Laut Ihrer Studie waren es vor allem gut ausgebildete Frauen, die auf Karriere verzichteten. Ist dem immer noch so, angesichts des verbesserten Angebots?
Wir sehen immer noch, dass Mütter selten wieder voll in den Beruf einsteigen. Auch dann nicht, wenn die Kinder älter sind. Darum ist die Diskussion über Ausmass und Folgen der Teilzeitbeschäftigung so wichtig. Warum das so ist? Darauf habe ich keine empirische Antwort. Ein Faktor ist die Familienbesteuerung, welche den Zweitverdienst hoch belastet. Ein weiterer ist sicher, dass es in Teilzeit möglich ist, seine Zeit selbst einteilen zu können, was bei einer Vollanstellung schwierig ist. In vielen Berufen macht eine längere Absenz den Wiedereinstieg schwierig, weil die fachliche Entwicklung sehr dynamisch ist. Und generell gilt, dass je länger eine Mutter zuhause bleibt, desto schwerer die Rückkehr in den Beruf fällt.
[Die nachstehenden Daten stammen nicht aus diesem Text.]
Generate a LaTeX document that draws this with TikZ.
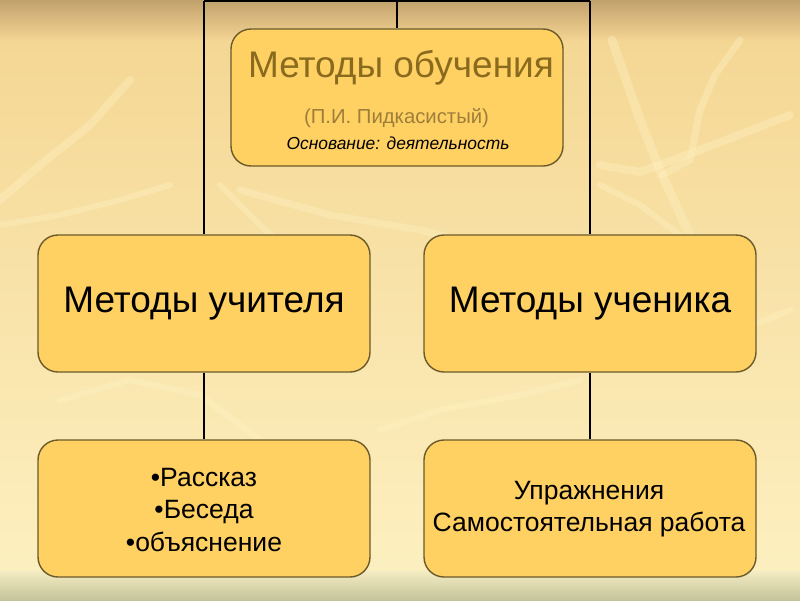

Was würden Sie jungen Frauen mitgeben?
Macht kluge Kompromisse und gebt nicht vorschnell zugunsten der Familie eure beruflichen Ziele auf! Kinder werden schnell gross, die Zeit der schwierigen Vereinbarkeit ist übers Leben gesehen kurz. Verhandelt mit Eurem Partner, auch wenn es nicht angenehm ist. Sucht euch euren Beruf nicht nach dem Kriterium der Vereinbarkeit aus, sondern nach euren Kompetenzen und Ambitionen. Es zeigt sich zum Beispiel, dass bei Berufen in eher technisch-naturwissenschaftlichen Bereichen, die als nicht sehr frauen- und familienfreundlich gelten, heute händeringend gut ausgebildete Frauen gesucht werden und sehr flexibel auf Vereinbarkeitswünsche reagiert wird. Bei «traditionellen» Frauenberufen hingegen rollt niemand den roten Teppich aus.
«Aber es gab natürlich auch Momente, in denen ich das Gefühl hatte, etwas falsch zu machen. Im Rückblick denke ich, dass das schlechte Gewissen geschlechtsspezifisch ist. Frauen neigen eher dazu als Männer. Mein Partner war viel besser darin, Bedenken zu ignorieren.»